3. Toplumsal Algıyı Yönetme ve Yeni Düşmanlar Üretme:
Toplumlar, sürekli olarak bir “öteki” yaratılarak yönetilir. 20. yüzyılın büyük bir kısmında komünizm bu rolü oynarken, Soğuk Savaş sonrası süreçte İslam, Batı için yeni bir tehdit unsuru olarak lanse edilmiştir. Medya ve siyasi diskurlar aracılığıyla oluşturulan İslam karşıtı söylem, bu saldırıların meşrulaştırılmasına hizmet etmektedir.
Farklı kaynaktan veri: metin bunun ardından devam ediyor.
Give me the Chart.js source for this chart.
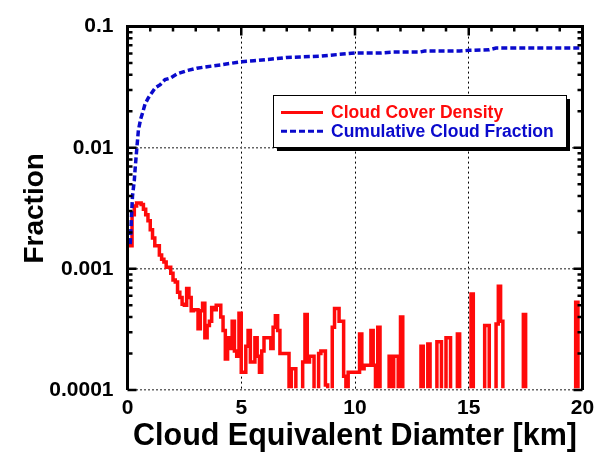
<!DOCTYPE html>
<html>
<head>
<meta charset="utf-8">
<title>Cloud fraction</title>
<script src="https://cdn.jsdelivr.net/npm/chart.js@4.4.0/dist/chart.umd.min.js"></script>
<style>
    html, body { margin: 0; padding: 0; background: #fff; }
    #wrap { width: 603px; height: 456px; }
</style>
</head>
<body>
<div id="wrap"><canvas id="cloudChart" width="603" height="456"></canvas></div>
<script>
// histogram bins are 0.1 km wide (0 = empty bin)
var binWidth = 0.1;
var densityValues = [
    0.00155, 0.00155, 0.0028, 0.0033, 0.0035, 0.0035, 0.0034, 0.0031, 0.0028, 0.0025,
    0.0021, 0.0018, 0.00155, 0.00155, 0.0013, 0.0012, 0.00114, 0.00103, 0.00103, 0.00092,
    0.00081, 0.00078, 0.00064, 0.00058, 0.00051, 0.0005, 0.00069, 0.00058, 0.00045, 0.00046,
    0.00046, 0.00032, 0.00045, 0.00052, 0.00027, 0.00034, 0.00037, 0.00048, 0.00046, 0.0005,
    0.0005, 0.0004, 0.00031, 0.00018, 0.00027, 0.00022, 0.00037, 0.00021, 0.00019, 0.00043,
    0.00014, 0.00014, 0.00023, 0.00031, 0.00017, 0.00017, 0.00027, 0.00019, 0.00014, 0.00021,
    0.00027, 0.00027, 0.00027, 0.00022, 0.00033, 0.00041, 0.00031, 0.0002, 0.0002, 0.0002,
    0.0002, 0, 0.00015, 0.00015, 0, 0, 0, 0.00017, 0.00042, 0.00017,
    0.00019, 0.00019, 0, 0, 0.0002, 0.00021, 0.00021, 0.00011, 0, 0,
    0.00033, 0.00047, 0.00047, 0.00037, 0.00037, 0.00013, 0, 0.00014, 0.00014, 0.00014,
    0.00014, 0.00014, 0.00029, 0.00015, 0.00016, 0.00016, 0.00016, 0.00031, 0.00016, 0,
    0.00033, 0, 0, 0, 0, 0.00019, 0, 0.00019, 0.00019, 0,
    0.0004, 0, 0, 0, 0, 0, 0, 0, 0, 0.00023,
    0, 0, 0.00024, 0, 0, 0, 0.00025, 0.00025, 0, 0,
    0.00027, 0.00027, 0, 0, 0, 0.00029, 0, 0, 0, 0,
    0, 0.00062, 0, 0, 0, 0, 0, 0.00034, 0.00034, 0,
    0, 0, 0.00035, 0.00072, 0.00037, 0, 0, 0, 0, 0,
    0, 0, 0, 0, 0.00042, 0, 0, 0, 0, 0,
    0, 0, 0, 0, 0, 0, 0, 0, 0, 0,
    0, 0, 0, 0, 0, 0, 0, 0.00053, 0, 0
];

var cumulativeX = [0.12, 0.18, 0.22, 0.3, 0.34, 0.41, 0.48, 0.58, 0.67, 0.77, 0.92, 1.07, 1.22, 1.44, 1.65, 1.88,
    2.18, 2.61, 3.05, 3.5, 4.08, 4.52, 5.03, 5.55, 6.13, 6.57, 7.0, 7.6, 8.47, 9.19, 10.0, 11.1, 11.68,
    12.84, 13.06, 14.6, 15.03, 15.9, 16.2, 19.9];
var cumulativeValues = [0.0016, 0.0028, 0.004, 0.0054, 0.0069, 0.0099, 0.014, 0.0173, 0.0196, 0.0229, 0.0259,
    0.0285, 0.0312, 0.0332, 0.0365, 0.0376, 0.0407, 0.0433, 0.0453, 0.0467, 0.0482, 0.0497, 0.0513, 0.0522,
    0.0535, 0.0545, 0.0556, 0.0562, 0.057, 0.0587, 0.0605, 0.0605, 0.0616, 0.0616, 0.0628, 0.0628, 0.0637,
    0.0644, 0.0665, 0.0667];

var xTickValues = [0, 5, 10, 15, 20];
var yTickValues = [0.0001, 0.001, 0.01, 0.1];

var fontName = '"Liberation Sans", Arial, sans-serif';

document.addEventListener("DOMContentLoaded", function() {
    // a log axis can't show 0, so empty bins are drawn just below the axis and clipped away
    var belowAxis = yTickValues[0] / 2;
    var densityPoints = densityValues.map(function(v, i) {
        return { x: Math.round(i * binWidth * 10) / 10, y: v > 0 ? v : belowAxis };
    });
    // close the last bin at the right edge
    densityPoints.push({ x: xTickValues[xTickValues.length - 1], y: densityPoints[densityPoints.length - 1].y });

    var cumulativePoints = cumulativeX.map(function(x, i) {
        return { x: x, y: cumulativeValues[i] };
    });

    // axis frame with inward ticks on left, top and right
    var framePlugin = {
        id: 'frame',
        afterDraw: function(chart) {
            var ctx = chart.ctx, a = chart.chartArea;
            var xs = chart.scales.x, ys = chart.scales.y;
            ctx.save();
            ctx.strokeStyle = '#000';
            ctx.lineWidth = 3;
            ctx.beginPath();
            ctx.moveTo(a.left, a.bottom);
            ctx.lineTo(a.left, a.top);
            ctx.lineTo(a.right, a.top);
            ctx.lineTo(a.right, a.bottom);
            ctx.stroke();

            ctx.lineWidth = 2.5;
            ctx.beginPath();
            yTickValues.forEach(function(decade) {
                for (var m = 1; m <= 9; m++) {
                    var v = decade * m;
                    if (v > ys.max * 1.0001) break;
                    var py = ys.getPixelForValue(v);
                    var len = m === 1 ? 9 : 5;
                    ctx.moveTo(a.left, py); ctx.lineTo(a.left + len, py);
                    ctx.moveTo(a.right, py); ctx.lineTo(a.right - len, py);
                }
            });
            for (var i = xs.min + 1; i < xs.max; i++) {
                var px = xs.getPixelForValue(i);
                var len = i % 5 === 0 ? 9 : 5;
                ctx.moveTo(px, a.top); ctx.lineTo(px, a.top + len);
            }
            ctx.stroke();
            ctx.restore();
        }
    };

    // boxed legend with a drop shadow inside the plot
    var legendPlugin = {
        id: 'boxLegend',
        afterDraw: function(chart) {
            var ctx = chart.ctx;
            var bx = 273, by = 95, bw = 293, bh = 52;
            ctx.save();
            ctx.fillStyle = '#000';
            ctx.fillRect(bx + 4, by + 4, bw, bh);
            ctx.fillStyle = '#fff';
            ctx.fillRect(bx, by, bw, bh);
            ctx.strokeStyle = '#000';
            ctx.lineWidth = 1;
            ctx.strokeRect(bx + 0.5, by + 0.5, bw, bh);
            ctx.font = 'bold 17.5px ' + fontName;
            ctx.textBaseline = 'middle';
            chart.data.datasets.forEach(function(ds, i) {
                var ly = by + 17.5 + i * 18.7;
                ctx.strokeStyle = ds.borderColor;
                ctx.lineWidth = 3;
                ctx.setLineDash(ds.borderDash || []);
                ctx.beginPath();
                ctx.moveTo(bx + 8, ly);
                ctx.lineTo(bx + 50, ly);
                ctx.stroke();
                ctx.setLineDash([]);
                ctx.fillStyle = ds.borderColor;
                ctx.fillText(ds.label, bx + 58, ly + 1);
            });
            ctx.restore();
        }
    };

    var ctx = document.getElementById('cloudChart').getContext('2d');
    var cloudChart = new Chart(ctx, {
        type: 'line',
        data: {
            datasets: [{
                label: 'Cloud Cover Density',
                data: densityPoints,
                borderColor: '#ff0a0a',
                borderWidth: 3.5,
                stepped: true,
                pointRadius: 0,
                fill: false,
                order: 2,
                clip: { left: 2, top: 2, right: 2, bottom: -1.8 }
            }, {
                label: 'Cumulative Cloud Fraction',
                data: cumulativePoints,
                borderColor: '#0a0acc',
                borderWidth: 3.5,
                borderDash: [6, 3],
                pointRadius: 0,
                tension: 0,
                fill: false,
                order: 1
            }]
        },
        options: {
            responsive: false,
            animation: false,
            devicePixelRatio: 1,
            events: [],
            layout: { padding: { left: 0, right: 20.5, top: 20, bottom: 0 } },
            scales: {
                x: {
                    type: 'linear',
                    min: 0,
                    max: 20,
                    afterBuildTicks: function(scale) {
                        scale.ticks = xTickValues.map(function(v) { return { value: v }; });
                    },
                    afterFit: function(scale) { scale.height = 66; },
                    ticks: {
                        color: '#000',
                        padding: 6,
                        maxRotation: 0,
                        font: { family: fontName, size: 21, weight: 'bold' }
                    },
                    grid: { drawTicks: false, color: '#000', lineWidth: 1 },
                    border: { display: false, dash: [2, 3] },
                    title: {
                        display: true,
                        text: 'Cloud Equivalent Diamter [km]',
                        color: '#000',
                        font: { family: fontName, size: 30.5, weight: 'bold' },
                        padding: { top: 0, bottom: 1 }
                    }
                },
                y: {
                    type: 'logarithmic',
                    min: 0.0001,
                    max: 0.1,
                    afterBuildTicks: function(scale) {
                        scale.ticks = yTickValues.map(function(v) { return { value: v }; });
                    },
                    afterFit: function(scale) { scale.width = 127.5; },
                    ticks: {
                        color: '#000',
                        padding: 14,
                        font: { family: fontName, size: 21, weight: 'bold' },
                        callback: function(value) { return String(value); }
                    },
                    grid: { drawTicks: false, color: '#666', lineWidth: 1.5 },
                    border: { display: false, dash: [2, 2] },
                    title: {
                        display: true,
                        text: 'Fraction',
                        color: '#000',
                        font: { family: fontName, size: 28, weight: 'bold' },
                        padding: { top: 18, bottom: 0 }
                    }
                }
            },
            plugins: {
                legend: { display: false },
                tooltip: { enabled: false }
            }
        },
        plugins: [framePlugin, legendPlugin]
    });
});
</script>
</body>
</html>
4. Küresel Güçlerin Politika Üretme Mekanizmaları:
İslam dünyası, ekonomik ve jeopolitik anlamda büyük bir potansiyele sahip olmasına rağmen, iç çatışmalarla zayıflatılmaya çalışılmaktadır. Dini saldırılar, yalnızca inançları hedef almakla kalmaz, aynı zamanda toplumların iç dinamiklerini bozarak onları bölgesel ve küresel güç oyunlarında edilgen hale getirme amacını da taşır.
Kullanılan Figüranlar ve Sonrasında Terk Edilmeleri
Bu süreçte kullanılan bireyler, aslında yalnızca birer araçtır. Salwan Momika’nın Kur’an-ı Kerim yakma provokasyonları yaparken Batı tarafından korunup, işlevini tamamladığında ise terk edilmesi bunun açık bir örneğidir. Geçmişte Selman Rüşdi gibi figürler de benzer şekilde kullanılmış, belirli bir dönem popüler hale getirilip, krizler yaratıldıktan sonra sahneden çekilmiştir. Tarih boyunca birçok ideolojik ve politik figür, aynı yönteme kurban gitmiştir: Kullanılma, zirveye çıkarılma ve işlevini tamamladığında gözden çıkarılma.
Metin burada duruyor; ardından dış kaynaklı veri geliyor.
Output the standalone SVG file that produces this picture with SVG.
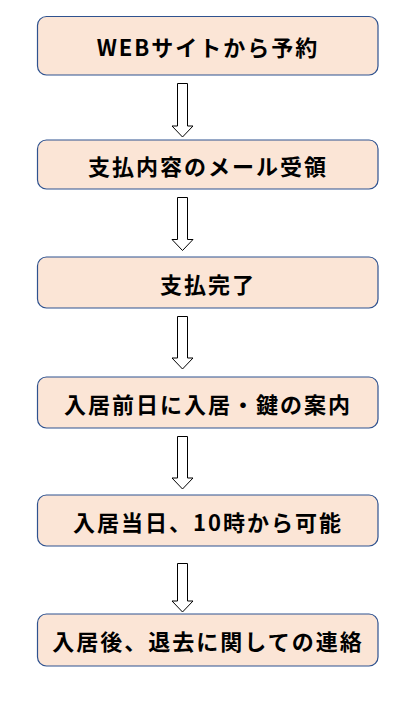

Sonuç: Stratejik Bir Bilinçle Hareket Etmek
Dini değerlere yönelik bu saldırılar karşısında verilecek tepki, duygusal reflekslerden ziyade bilinçli ve stratejik bir karşı duruş olmalıdır. Bu tür provokasyonların ardındaki amaçları görmek, bilinçli hareket etmek ve İslam’ın barışçıl mesajını koruyarak, toplumlar arasındaki kutuplaşmayı derinleştiren oyunlara gelmemek gerekir. Müslüman toplumların bu tür saldırılara karşı göstereceği en güçlü cevap, kendi kültürel ve manevi değerlerini daha güçlü şekilde yaşamak ve korumak olacaktır.